▶ _Aim_: The lines from the top of the material below through the line containing "y_ticks = list(range(700, 901, 20))" are to be printed exactly, with pictures omitted.

»»

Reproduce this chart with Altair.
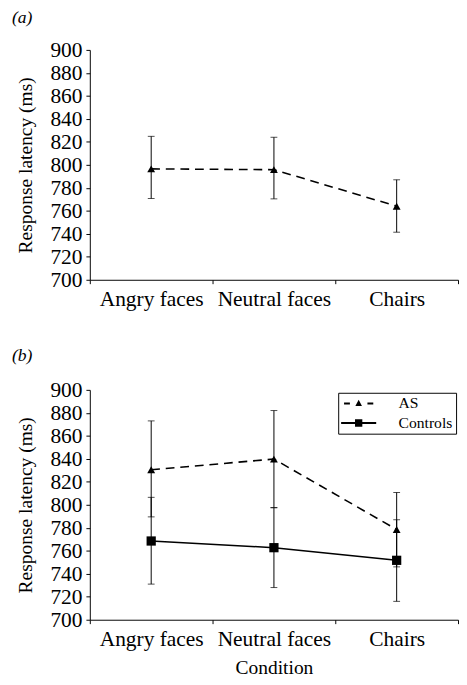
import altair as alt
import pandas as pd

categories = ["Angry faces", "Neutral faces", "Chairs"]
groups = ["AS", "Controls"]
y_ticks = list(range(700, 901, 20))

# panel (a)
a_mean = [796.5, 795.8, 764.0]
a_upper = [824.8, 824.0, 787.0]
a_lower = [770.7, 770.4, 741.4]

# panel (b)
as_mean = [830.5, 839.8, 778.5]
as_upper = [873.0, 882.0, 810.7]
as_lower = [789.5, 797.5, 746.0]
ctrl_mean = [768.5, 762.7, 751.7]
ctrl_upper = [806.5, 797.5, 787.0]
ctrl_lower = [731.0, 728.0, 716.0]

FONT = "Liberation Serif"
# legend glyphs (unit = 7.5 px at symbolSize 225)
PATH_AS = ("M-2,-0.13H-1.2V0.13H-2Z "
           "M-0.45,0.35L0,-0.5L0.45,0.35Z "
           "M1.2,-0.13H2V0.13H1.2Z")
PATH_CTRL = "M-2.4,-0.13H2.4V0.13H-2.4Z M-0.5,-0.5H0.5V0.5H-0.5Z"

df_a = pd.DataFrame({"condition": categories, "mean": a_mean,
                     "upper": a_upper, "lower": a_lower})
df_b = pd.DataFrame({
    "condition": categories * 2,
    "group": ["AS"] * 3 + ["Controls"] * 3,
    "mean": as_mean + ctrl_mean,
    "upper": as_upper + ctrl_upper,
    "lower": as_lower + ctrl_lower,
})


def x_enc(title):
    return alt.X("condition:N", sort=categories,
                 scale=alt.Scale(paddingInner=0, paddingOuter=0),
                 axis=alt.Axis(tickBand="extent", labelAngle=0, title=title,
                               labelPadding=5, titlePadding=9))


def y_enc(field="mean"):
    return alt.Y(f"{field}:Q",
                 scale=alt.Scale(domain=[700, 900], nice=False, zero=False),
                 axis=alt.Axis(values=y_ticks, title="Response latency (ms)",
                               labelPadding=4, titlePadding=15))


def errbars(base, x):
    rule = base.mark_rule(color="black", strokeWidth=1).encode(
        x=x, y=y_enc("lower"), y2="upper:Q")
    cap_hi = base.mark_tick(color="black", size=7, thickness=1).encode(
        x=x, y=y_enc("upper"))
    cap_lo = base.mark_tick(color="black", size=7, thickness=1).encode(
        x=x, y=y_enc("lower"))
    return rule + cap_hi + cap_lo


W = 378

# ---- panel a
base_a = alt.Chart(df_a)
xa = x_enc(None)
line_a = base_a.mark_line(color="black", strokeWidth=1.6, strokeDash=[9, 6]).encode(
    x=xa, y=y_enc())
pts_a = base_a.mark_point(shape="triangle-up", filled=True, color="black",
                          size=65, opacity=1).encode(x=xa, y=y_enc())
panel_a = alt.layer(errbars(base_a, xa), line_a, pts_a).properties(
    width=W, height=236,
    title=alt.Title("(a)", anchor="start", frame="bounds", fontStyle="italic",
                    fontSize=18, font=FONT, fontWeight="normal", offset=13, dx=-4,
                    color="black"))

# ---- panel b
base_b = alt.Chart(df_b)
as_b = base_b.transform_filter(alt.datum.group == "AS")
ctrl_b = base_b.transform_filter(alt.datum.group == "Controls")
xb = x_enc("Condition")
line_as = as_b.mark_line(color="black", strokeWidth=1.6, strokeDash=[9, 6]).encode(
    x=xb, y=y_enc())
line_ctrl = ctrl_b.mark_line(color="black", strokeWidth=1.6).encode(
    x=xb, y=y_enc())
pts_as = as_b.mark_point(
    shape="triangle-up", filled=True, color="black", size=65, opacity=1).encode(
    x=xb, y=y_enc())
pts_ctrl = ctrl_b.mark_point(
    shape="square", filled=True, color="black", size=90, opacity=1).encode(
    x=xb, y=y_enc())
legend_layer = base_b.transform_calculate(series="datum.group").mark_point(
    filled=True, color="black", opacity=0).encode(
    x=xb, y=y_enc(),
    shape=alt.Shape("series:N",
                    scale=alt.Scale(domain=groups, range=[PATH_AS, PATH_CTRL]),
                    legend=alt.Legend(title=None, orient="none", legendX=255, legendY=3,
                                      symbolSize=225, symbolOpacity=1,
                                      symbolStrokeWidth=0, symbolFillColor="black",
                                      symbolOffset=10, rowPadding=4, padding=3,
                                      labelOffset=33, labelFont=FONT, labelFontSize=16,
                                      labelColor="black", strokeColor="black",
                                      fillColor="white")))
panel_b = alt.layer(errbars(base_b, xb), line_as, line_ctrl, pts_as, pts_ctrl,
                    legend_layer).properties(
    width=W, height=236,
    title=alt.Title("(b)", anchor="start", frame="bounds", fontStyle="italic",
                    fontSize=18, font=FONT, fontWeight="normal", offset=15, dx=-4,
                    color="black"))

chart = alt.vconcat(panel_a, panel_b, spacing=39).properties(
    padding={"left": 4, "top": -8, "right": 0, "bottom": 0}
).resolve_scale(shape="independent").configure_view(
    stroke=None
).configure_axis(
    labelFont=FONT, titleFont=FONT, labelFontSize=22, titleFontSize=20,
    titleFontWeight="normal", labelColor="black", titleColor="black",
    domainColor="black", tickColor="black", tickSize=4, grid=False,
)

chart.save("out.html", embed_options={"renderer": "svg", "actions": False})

««

▶ _Expected answer_:
Reproduce this chart with Altair.
import altair as alt
import pandas as pd

categories = ["Angry faces", "Neutral faces", "Chairs"]
groups = ["AS", "Controls"]
y_ticks = list(range(700, 901, 20))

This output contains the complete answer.